Makan complained that the Iranian authorities blocked the family from holding a memorial ceremony in a mosque, as is customary, the day after the burial. "They knew that everyone in Iran and abroad was sorrowed by her death and that many people would show up. They didn't want uproar to be created because of it," he said.
Neda in her final moments (excerpt from YouTube video)
In reference to the falsified photographs depicting Neda wearing a green headband that were distributed on the Internet, apparently by Mousavi supporters, Makan said that she was not politically affiliated with either side of the current struggle. According to him, "Neda wanted freedom, freedom for everyone."
The man who published the video on the Internet also spoke with the foreign media. "I felt that I had to post video because I tried to show the world what is happening in my country," said Hamed, the Iranian exile who posted the widely watched footage.
Picture of Neda with blood on her face alongside old pictures of her (Photo: AFP)
"My blood pressure dropped. I cried," said Hamed of the moment he saw the footage for the first time. In a telephone interview with British newspaper The Guardian, Hamed added, "The video clip really shocked me, and I was certain that anyone in the world seeing it would be shocked by it, be they male or female."

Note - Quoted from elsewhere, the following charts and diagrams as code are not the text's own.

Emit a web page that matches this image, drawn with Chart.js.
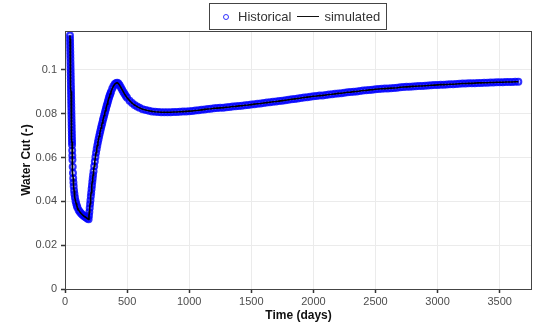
<!DOCTYPE html>
<html>
<head>
<meta charset="utf-8">
<script src="https://cdn.jsdelivr.net/npm/chart.js@4"></script>
<style>
    html, body { margin: 0; padding: 0; background: #ffffff; }
    #wrap { position: relative; width: 538px; height: 323px; }
    #legend {
        position: absolute; left: 209px; top: 3px; height: 25px; padding-right: 6px;
        border: 1px solid #444;
        font: 13px "Liberation Sans", Arial, sans-serif; color: #333;
        display: flex; align-items: center;
    }
    #legend .dot {
        display: inline-block; width: 4px; height: 4px; border-radius: 50%;
        border: 1.5px solid rgba(0, 0, 255, 0.8); margin-left: 13px; margin-right: 9px;
    }
    #legend .dash {
        display: inline-block; width: 22px; height: 0; border-top: 1.5px solid #111;
        margin-left: 6px; margin-right: 5px;
    }
</style>
</head>
<body>
<div id="wrap">
    <canvas id="wc-chart" width="538" height="323"></canvas>
    <div id="legend"><span class="dot"></span><span>Historical</span><span class="dash"></span><span>simulated</span></div>
</div>
<script>
// temps (jours) et water cut
const days = [
    40, 40.5, 41, 41.5, 42, 42.5, 43, 43.5, 44, 44.5, 45, 45.5, 46, 46.5, 47, 47.5,
    48, 48.5, 49, 49.5, 50, 50.5, 51, 51.5, 52, 52.5, 53, 53.5, 54, 54.5, 55, 55.5,
    56, 56.5, 57, 58, 59, 60, 62, 64, 66, 68, 70, 73, 76, 80, 85, 90, 95, 100,
    110, 120, 130, 140, 150, 160, 170, 180, 190,
    193, 196, 199, 202, 205, 208, 211, 214, 217, 220, 223, 226, 230, 235, 240,
    245, 250, 255, 260, 265, 270, 275, 280, 285, 290, 295, 300,
    305, 310, 315, 320, 325, 330, 335, 340, 345, 350, 355, 360, 365, 370, 380, 390, 400, 410, 420, 430, 440, 450,
    460, 470, 480, 490, 500, 520, 540, 560, 580, 600, 625, 650, 675, 700, 725,
    750, 775, 800, 825, 850, 875, 900, 925, 950, 975, 1000, 1025, 1050, 1075,
    1100, 1125, 1150, 1175, 1200, 1225, 1250, 1275, 1300, 1325, 1350, 1375,
    1400, 1425, 1450, 1475, 1500, 1525, 1550, 1575, 1600, 1625, 1650, 1675,
    1700, 1725, 1750, 1775, 1800, 1825, 1850, 1875, 1900, 1925, 1950, 1975,
    2000, 2025, 2050, 2075, 2100, 2125, 2150, 2175, 2200, 2225, 2250, 2275,
    2300, 2325, 2350, 2375, 2400, 2425, 2450, 2475, 2500, 2525, 2550, 2575,
    2600, 2625, 2650, 2675, 2700, 2725, 2750, 2775, 2800, 2825, 2850, 2875,
    2900, 2925, 2950, 2975, 3000, 3025, 3050, 3075, 3100, 3125, 3150, 3175,
    3200, 3225, 3250, 3275, 3300, 3325, 3350, 3375, 3400, 3425, 3450, 3475,
    3500, 3525, 3550, 3575, 3600, 3625, 3650
];

const historical = [
    0.1157, 0.1142, 0.1127, 0.1112, 0.1097, 0.1082, 0.1067, 0.1052, 0.1037, 0.1022, 0.1007, 0.0992, 0.0977, 0.0962, 0.0947, 0.0932,
    0.0917, 0.0902, 0.0887, 0.0872, 0.0857, 0.0842, 0.0827, 0.0812, 0.0797, 0.0782, 0.0767, 0.0752, 0.0738, 0.0724, 0.0710, 0.0696,
    0.0683, 0.0670, 0.0657, 0.0632, 0.0610, 0.0590, 0.0558, 0.0530, 0.0506, 0.0486, 0.0469, 0.0450, 0.0434, 0.0418, 0.0402, 0.0390, 0.0380, 0.0372,
    0.0360, 0.0352, 0.0345, 0.0339, 0.0334, 0.0330, 0.0326, 0.0322, 0.0318,
    0.0334, 0.0352, 0.0370, 0.0388, 0.0405, 0.0423, 0.0440, 0.0457, 0.0473, 0.0490, 0.0505, 0.0520, 0.0538, 0.0561, 0.0582,
    0.0603, 0.0622, 0.0639, 0.0655, 0.0670, 0.0684, 0.0697, 0.0710, 0.0723, 0.0735, 0.0747, 0.0758,
    0.0770, 0.0781, 0.0792, 0.0803, 0.0814, 0.0824, 0.0835, 0.0845, 0.0855, 0.0865, 0.0875, 0.0884, 0.0892, 0.0900, 0.0914, 0.0926, 0.0935, 0.0940, 0.0942, 0.0938, 0.0930, 0.0920,
    0.0910, 0.0900, 0.0890, 0.0881, 0.0873, 0.0860, 0.0849, 0.0840, 0.0833, 0.0827, 0.0821, 0.0817, 0.0814, 0.0811, 0.0809,
    0.0808, 0.0807, 0.0807, 0.0807, 0.0807, 0.0808, 0.0808, 0.0809, 0.0810, 0.0811, 0.0812, 0.0813, 0.0815, 0.0816,
    0.0818, 0.0820, 0.0822, 0.0823, 0.0825, 0.0826, 0.0827, 0.0828, 0.0830, 0.0831, 0.0833, 0.0834,
    0.0836, 0.0837, 0.0839, 0.0840, 0.0842, 0.0844, 0.0846, 0.0847, 0.0849, 0.0851, 0.0853, 0.0855,
    0.0856, 0.0858, 0.0860, 0.0862, 0.0864, 0.0866, 0.0868, 0.0870, 0.0872, 0.0874, 0.0876, 0.0878,
    0.0880, 0.0881, 0.0883, 0.0884, 0.0886, 0.0888, 0.0889, 0.0891, 0.0893, 0.0894, 0.0896, 0.0898,
    0.0899, 0.0901, 0.0902, 0.0904, 0.0906, 0.0907, 0.0909, 0.0910, 0.0912, 0.0913, 0.0914, 0.0915,
    0.0916, 0.0917, 0.0918, 0.0919, 0.0921, 0.0922, 0.0923, 0.0924, 0.0925, 0.0926, 0.0927, 0.0927,
    0.0928, 0.0929, 0.0930, 0.0931, 0.0932, 0.0933, 0.0933, 0.0934, 0.0935, 0.0935, 0.0936, 0.0937,
    0.0938, 0.0938, 0.0939, 0.0939, 0.0940, 0.0941, 0.0941, 0.0942, 0.0942, 0.0943, 0.0943, 0.0944,
    0.0944, 0.0944, 0.0945, 0.0945, 0.0945, 0.0946, 0.0946
];

// la simulation recouvre l'historique : mêmes lectures
const simulated = historical;

const xTicks = [0, 500, 1000, 1500, 2000, 2500, 3000, 3500];
const yTicks = [0, 0.02, 0.04, 0.06, 0.08, 0.1];
const yTickLabels = ['0', '0.02', '0.04', '0.06', '0.08', '0.1'];

const tickFont = { family: '"Liberation Sans", Arial, sans-serif', size: 11 };
const titleFont = { family: '"Liberation Sans", Arial, sans-serif', size: 12, weight: 'bold' };

// cadre gris autour de la zone de tracé
const frameBox = {
    id: 'frameBox',
    afterDatasetsDraw(chart) {
        const { ctx, chartArea: a } = chart;
        ctx.save();
        ctx.strokeStyle = '#444';
        ctx.lineWidth = 1;
        ctx.strokeRect(Math.round(a.left) + 0.5, Math.round(a.top) + 0.5,
            Math.round(a.right - a.left) - 1, Math.round(a.bottom - a.top));
        ctx.restore();
    }
};

new Chart(document.getElementById('wc-chart'), {
    type: 'scatter',
    data: {
        datasets: [
            {
                label: 'simulated',
                data: days.map((d, i) => ({ x: d, y: simulated[i] })),
                showLine: true,
                borderColor: '#000000',
                borderWidth: 1.6,
                pointRadius: 0,
                tension: 0,
                order: 0
            },
            {
                label: 'Historical',
                data: days.map((d, i) => ({ x: d, y: historical[i] })),
                showLine: false,
                pointStyle: 'circle',
                pointRadius: 3,
                borderWidth: 2,
                borderColor: 'rgba(0, 0, 255, 0.8)',
                backgroundColor: 'rgba(0, 0, 255, 0.2)',
                order: 1
            }
        ]
    },
    options: {
        responsive: false,
        animation: false,
        events: [],
        layout: { padding: { top: 31, right: 3, left: 0, bottom: 0 } },
        plugins: {
            legend: { display: false },
            tooltip: { enabled: false }
        },
        scales: {
            x: {
                type: 'linear',
                min: 0,
                max: 3760,
                afterBuildTicks: (scale) => { scale.ticks = xTicks.map(v => ({ value: v })); },
                afterFit: (scale) => { scale.height = 34; },
                grid: { color: '#ebebeb', tickColor: '#333', tickLength: 4, tickWidth: 1.5 },
                border: { display: false },
                ticks: { color: '#4d4d4d', font: tickFont, padding: 2, maxRotation: 0,
                    callback: (v) => String(v) },
                title: { display: true, text: 'Time (days)', color: '#111', font: titleFont,
                    padding: { top: 0, bottom: 0 } }
            },
            y: {
                min: 0,
                max: 0.1178,
                afterBuildTicks: (scale) => { scale.ticks = yTicks.map(v => ({ value: v })); },
                afterFit: (scale) => { scale.width = 65; },
                grid: { color: '#ebebeb', tickColor: '#333', tickLength: 4, tickWidth: 1.5 },
                border: { display: false },
                ticks: { color: '#4d4d4d', font: tickFont, padding: 4,
                    callback: (v, idx) => yTickLabels[idx] },
                title: { display: true, text: 'Water Cut (-)', color: '#111', font: titleFont,
                    padding: { top: 19, bottom: 0 } }
            }
        }
    },
    plugins: [frameBox]
});
</script>
</body>
</html>
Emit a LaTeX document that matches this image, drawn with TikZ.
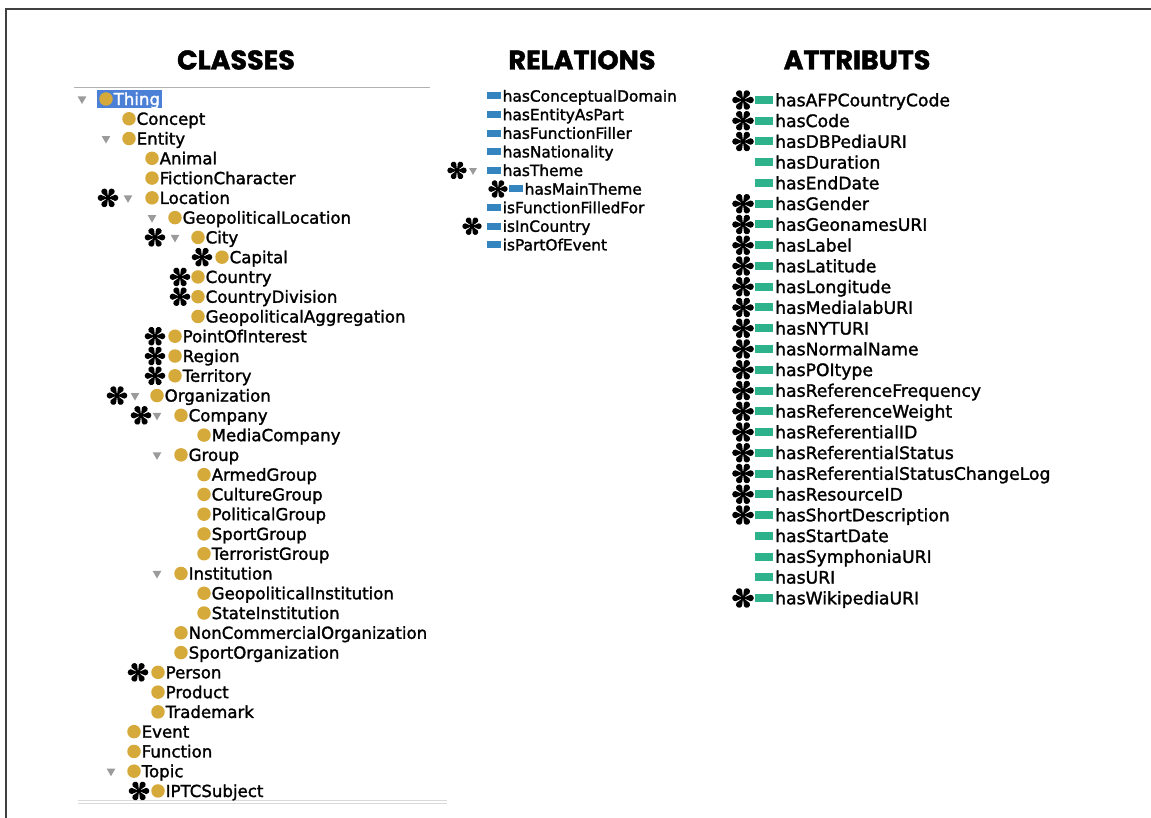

'A young woman was just killed next to me'
Hamed recounted in a sea of emotions that as he was writing with an Iranian friend on the social networking site Facebook, his friend told him, "My wife came home and someone was killed next to her on Amir-Abed Street, and my wife's clothes were stained with blood."
Upon reading this, Hamed erased the conversation with his friend and went on a mission calling a number of friends in Tehran until he could understand what was going on the area. A friend of his, the person responsible for filming the video, wrote to him that "a young woman was just killed next to me," and asked if Hamed could post the video footage he just shot.
The video was sent to Hamed via email, and shortly made its way to YouTube. Just moments after posting the video to YouTube, Hamed started receiving thousands of emails regarding the footage. He sent the video to the BBC and CNN, and from there, the video quickly became a symbol of the reformist struggle in Iran.